Então, há margem de manobra para haver mudanças [nestes regimes]. No que diz respeito aos Estados Unidos e à China, há áreas em que podem concordar e há visões comuns e partilhadas da História. Os dois lutaram ao mesmo lado na guerra contra o fascismo. Quando as delegações do Congresso norte-americano iam à China, iam sempre às bases aéreas onde os norte-americanos lutaram na guerra, como uma espécie de talismã, num tempo em que a China e os Estados Unidos trabalharam juntos e estiveram do mesmo lado.
Considero que há diferentes partes da História que servem o momento atual. Com a China, é de altos e baixos. Com Trump, houve um impulso repentino na China sobre a Guerra da Coreia em que soldados chineses lutaram contra os norte-americanos. Havia ainda discursos de Xi Jinping a lembrar que, naquela guerra, os chineses humilharam os norte-americanos. Por isso, eles podem voltar-se para partes da História de confronto e onde os dois lados estavam um contra o outro. Quando há o desejo de melhores relações, pode haver mais referências à Segunda Guerra Mundial. Varia e não é linear. E julgo que na China também se tem de separar o regime do Estado. Há pessoas no sistema que adoravam ter boas relações com os Estados Unidos: os negócios podiam beneficiar [disso]. Existe a ideologia [comunista] que se torna uma forma de controlo, mas não significa que as pessoas necessariamente acreditem nela e não significa que não possa mudar. As prioridades daqueles que lideram também se alteram.

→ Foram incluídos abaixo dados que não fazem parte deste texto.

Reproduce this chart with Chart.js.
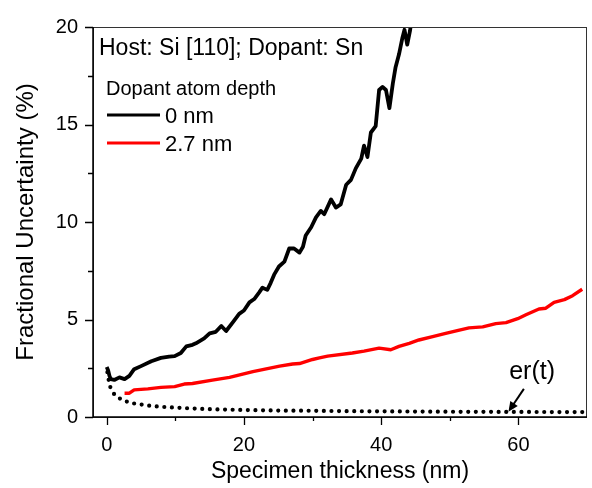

Como é que pensa que o futuro da propaganda será na Rússia, na Coreia do Norte e na China? Como é que a tecnologia pode ajudar ou pode ter efeitos negativos? A tecnologia é mais difícil de controlar.
Infelizmente, estão a aprender uns com os outros. Bill Clinton [antigo Presidente norte-americano] disse que o Partido Comunista Chinês se dissolveria com a internet. Boa sorte com isso. Quando comecei a trabalhar no livro, fiquei na dúvida sobre se deveria comparar a Rússia à Coreia do Norte, porque estão muito longe no que concerne às liberdades diárias. Na Rússia, podia aceder-se a uma internet totalmente sem filtros e pesquisar qualquer coisa. Mas, ao longo dos últimos anos, já vemos experiências na Rússia, em que se tenta pelo menos diminuir a velocidade da internet, quando coisas mais delicadas para o regime estão a acontecer e exigir que as informações mostradas estejam em conformidade com o delineado pela censura interna.
Na Coreia do Norte, acho que existe mais uma intranet do que uma internet. No país, existe uma censura digital. Com o recurso às impressões digitais, torna-se mais fácil procurar quem partilhou determinadas informações que não interessam e prender essa pessoa. É este tipo de controlo que vemos na Coreia do Norte e na China, enquanto a Rússia está muito interessada em implementar algo similar, ou pelo menos ter a habilidade de conseguir fazer isso. Além disso, penso que seria errado ver como uma panaceia o facto de o mundo estar mais aberto e mais integrado. Esses regimes vão fazer de tudo para evitar que isso aconteça.